WHAT YOU WILL DO ▸ Select, from the material below, each line with "chart" in it.

EXTRACTED DATA ▸
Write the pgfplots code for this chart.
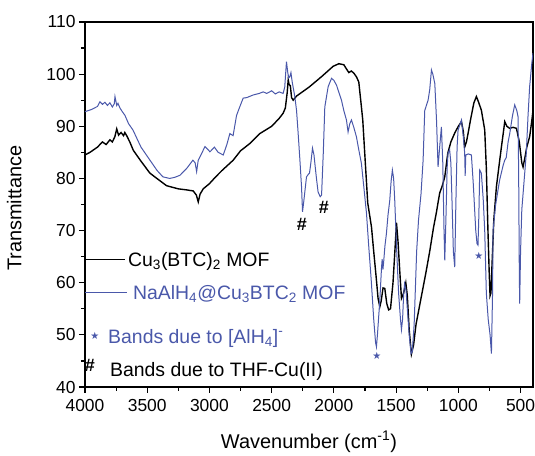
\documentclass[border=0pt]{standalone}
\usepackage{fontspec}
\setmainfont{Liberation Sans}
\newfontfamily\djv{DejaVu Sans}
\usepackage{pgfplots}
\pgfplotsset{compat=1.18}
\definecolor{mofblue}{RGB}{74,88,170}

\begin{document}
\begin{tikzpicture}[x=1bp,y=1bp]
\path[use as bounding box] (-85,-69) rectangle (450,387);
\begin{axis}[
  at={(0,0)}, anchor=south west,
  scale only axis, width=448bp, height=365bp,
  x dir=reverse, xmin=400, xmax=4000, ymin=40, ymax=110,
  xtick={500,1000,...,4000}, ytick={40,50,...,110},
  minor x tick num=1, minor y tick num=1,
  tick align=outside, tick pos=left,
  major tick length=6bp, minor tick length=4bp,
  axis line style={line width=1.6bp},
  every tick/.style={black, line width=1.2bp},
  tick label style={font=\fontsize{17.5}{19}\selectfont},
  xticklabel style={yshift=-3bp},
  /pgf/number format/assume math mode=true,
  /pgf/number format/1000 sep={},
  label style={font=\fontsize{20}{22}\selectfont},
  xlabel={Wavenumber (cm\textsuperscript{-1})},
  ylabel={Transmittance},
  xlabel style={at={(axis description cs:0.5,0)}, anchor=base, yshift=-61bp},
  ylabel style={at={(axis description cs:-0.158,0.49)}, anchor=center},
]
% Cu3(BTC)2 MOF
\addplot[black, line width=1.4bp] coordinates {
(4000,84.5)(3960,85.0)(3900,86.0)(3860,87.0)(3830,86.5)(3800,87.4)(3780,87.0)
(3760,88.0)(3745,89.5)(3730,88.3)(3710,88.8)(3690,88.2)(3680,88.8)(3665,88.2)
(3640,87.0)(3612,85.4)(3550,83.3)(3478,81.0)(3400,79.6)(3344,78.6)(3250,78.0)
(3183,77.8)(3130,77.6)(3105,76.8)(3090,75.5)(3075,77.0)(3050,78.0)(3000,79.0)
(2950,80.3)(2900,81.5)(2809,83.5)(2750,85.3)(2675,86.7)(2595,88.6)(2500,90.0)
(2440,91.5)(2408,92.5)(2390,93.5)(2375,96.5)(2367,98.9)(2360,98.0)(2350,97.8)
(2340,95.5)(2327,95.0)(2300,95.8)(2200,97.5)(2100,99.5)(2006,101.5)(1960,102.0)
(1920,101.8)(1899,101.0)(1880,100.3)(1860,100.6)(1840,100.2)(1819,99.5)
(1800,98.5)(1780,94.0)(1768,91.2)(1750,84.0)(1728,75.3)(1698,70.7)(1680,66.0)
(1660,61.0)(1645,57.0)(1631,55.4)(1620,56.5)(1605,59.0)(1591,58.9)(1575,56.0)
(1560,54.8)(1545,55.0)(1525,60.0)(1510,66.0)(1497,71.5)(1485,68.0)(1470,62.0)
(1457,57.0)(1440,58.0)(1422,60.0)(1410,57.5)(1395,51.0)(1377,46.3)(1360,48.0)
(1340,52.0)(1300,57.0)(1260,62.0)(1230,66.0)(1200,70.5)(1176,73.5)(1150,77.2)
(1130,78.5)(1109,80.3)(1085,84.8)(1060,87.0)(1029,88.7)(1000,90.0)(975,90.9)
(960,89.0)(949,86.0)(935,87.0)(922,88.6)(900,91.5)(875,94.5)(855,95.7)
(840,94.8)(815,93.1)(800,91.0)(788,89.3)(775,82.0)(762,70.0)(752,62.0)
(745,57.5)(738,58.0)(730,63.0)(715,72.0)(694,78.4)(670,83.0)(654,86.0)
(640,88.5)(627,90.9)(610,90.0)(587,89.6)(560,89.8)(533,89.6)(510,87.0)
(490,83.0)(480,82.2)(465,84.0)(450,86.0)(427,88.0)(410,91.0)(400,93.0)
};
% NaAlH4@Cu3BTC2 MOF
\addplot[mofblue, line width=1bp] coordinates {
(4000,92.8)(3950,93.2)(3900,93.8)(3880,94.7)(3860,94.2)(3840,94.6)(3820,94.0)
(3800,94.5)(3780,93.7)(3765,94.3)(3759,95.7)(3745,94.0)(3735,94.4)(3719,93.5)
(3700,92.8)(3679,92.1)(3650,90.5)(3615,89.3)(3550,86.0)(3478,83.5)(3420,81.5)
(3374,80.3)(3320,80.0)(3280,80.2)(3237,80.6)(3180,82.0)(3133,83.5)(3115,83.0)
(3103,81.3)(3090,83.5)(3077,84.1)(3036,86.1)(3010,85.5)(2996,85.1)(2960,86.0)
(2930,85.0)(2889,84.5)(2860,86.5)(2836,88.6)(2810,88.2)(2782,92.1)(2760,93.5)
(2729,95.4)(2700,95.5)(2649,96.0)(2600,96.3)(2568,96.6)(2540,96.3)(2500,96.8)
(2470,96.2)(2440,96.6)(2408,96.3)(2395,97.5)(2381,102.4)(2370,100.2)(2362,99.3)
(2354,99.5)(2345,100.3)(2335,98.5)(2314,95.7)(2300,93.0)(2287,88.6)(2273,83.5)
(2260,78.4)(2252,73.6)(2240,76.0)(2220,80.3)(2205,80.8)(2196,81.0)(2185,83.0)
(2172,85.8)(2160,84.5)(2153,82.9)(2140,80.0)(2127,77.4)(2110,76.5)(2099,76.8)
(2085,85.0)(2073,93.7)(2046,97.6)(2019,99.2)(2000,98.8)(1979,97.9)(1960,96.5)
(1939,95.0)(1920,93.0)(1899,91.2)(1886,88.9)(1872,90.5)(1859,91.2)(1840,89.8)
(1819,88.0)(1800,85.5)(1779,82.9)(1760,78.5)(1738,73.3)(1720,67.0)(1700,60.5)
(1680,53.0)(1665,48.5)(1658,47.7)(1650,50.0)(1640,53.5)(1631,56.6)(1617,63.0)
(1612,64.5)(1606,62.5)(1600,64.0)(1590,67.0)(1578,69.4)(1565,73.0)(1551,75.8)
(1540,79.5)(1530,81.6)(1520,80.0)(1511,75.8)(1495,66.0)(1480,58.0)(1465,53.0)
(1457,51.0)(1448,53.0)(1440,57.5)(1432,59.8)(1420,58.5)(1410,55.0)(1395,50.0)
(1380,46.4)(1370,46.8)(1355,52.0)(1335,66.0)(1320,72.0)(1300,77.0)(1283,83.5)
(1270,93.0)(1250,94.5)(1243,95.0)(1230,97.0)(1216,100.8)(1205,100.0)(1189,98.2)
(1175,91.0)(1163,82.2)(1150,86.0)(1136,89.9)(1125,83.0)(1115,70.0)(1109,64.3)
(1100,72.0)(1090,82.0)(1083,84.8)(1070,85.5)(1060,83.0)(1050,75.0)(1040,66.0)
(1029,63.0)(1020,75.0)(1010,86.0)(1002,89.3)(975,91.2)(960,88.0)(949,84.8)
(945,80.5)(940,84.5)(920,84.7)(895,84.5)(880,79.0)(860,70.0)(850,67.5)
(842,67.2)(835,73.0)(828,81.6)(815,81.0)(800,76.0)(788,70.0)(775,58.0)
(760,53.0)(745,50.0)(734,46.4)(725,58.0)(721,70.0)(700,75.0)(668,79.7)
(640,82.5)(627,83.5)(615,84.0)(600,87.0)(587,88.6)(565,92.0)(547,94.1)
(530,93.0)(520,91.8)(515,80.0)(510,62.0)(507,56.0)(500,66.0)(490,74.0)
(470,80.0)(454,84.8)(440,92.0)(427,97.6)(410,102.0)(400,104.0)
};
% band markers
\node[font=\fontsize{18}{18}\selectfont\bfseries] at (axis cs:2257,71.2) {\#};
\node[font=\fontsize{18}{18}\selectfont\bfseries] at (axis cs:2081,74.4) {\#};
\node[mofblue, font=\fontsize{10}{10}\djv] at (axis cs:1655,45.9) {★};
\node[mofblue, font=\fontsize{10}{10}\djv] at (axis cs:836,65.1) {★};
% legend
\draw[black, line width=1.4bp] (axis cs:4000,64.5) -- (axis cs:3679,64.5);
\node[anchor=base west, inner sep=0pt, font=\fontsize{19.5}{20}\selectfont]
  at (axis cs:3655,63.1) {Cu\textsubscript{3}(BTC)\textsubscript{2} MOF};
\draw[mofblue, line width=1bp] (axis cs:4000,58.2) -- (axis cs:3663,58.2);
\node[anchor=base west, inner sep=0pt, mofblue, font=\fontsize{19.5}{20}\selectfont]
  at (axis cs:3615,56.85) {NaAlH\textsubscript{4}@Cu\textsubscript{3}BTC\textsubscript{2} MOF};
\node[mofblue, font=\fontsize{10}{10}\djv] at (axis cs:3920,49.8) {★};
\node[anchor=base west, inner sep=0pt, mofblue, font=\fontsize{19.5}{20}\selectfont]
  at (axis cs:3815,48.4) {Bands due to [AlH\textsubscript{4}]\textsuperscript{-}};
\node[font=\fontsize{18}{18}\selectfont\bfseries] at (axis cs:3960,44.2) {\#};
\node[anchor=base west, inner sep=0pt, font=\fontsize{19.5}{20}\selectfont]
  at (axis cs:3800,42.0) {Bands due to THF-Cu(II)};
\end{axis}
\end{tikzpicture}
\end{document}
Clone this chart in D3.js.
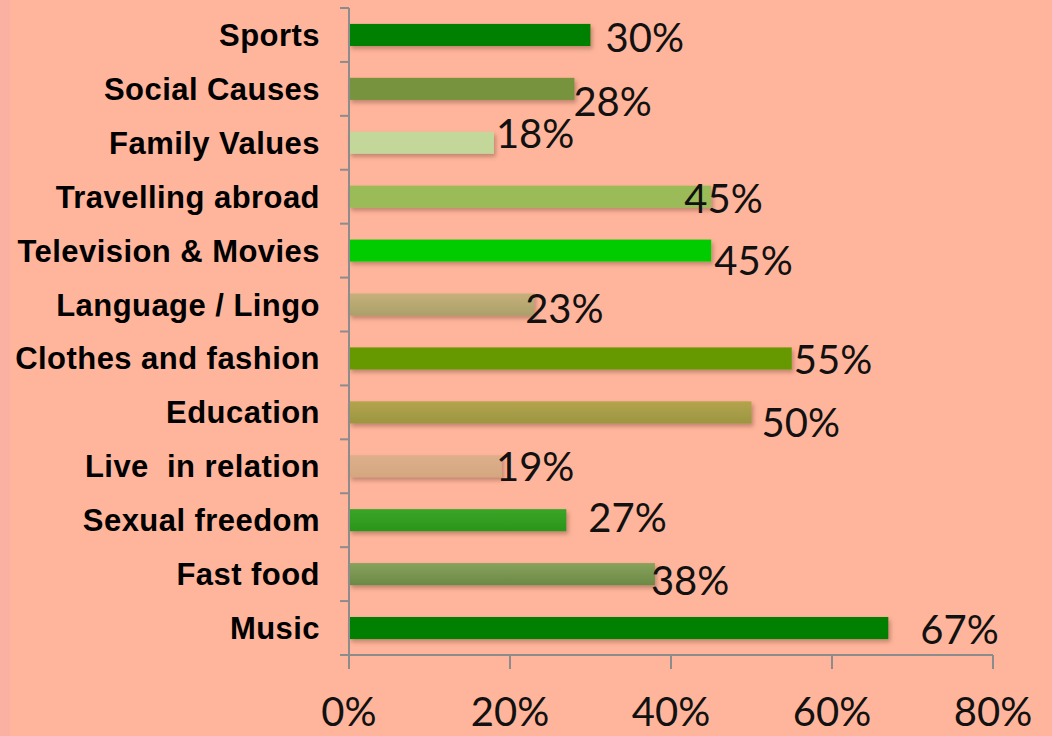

WRITTEN RESPONSE ▸
Write the pgfplots code for this chart.
Clone this chart in D3.js.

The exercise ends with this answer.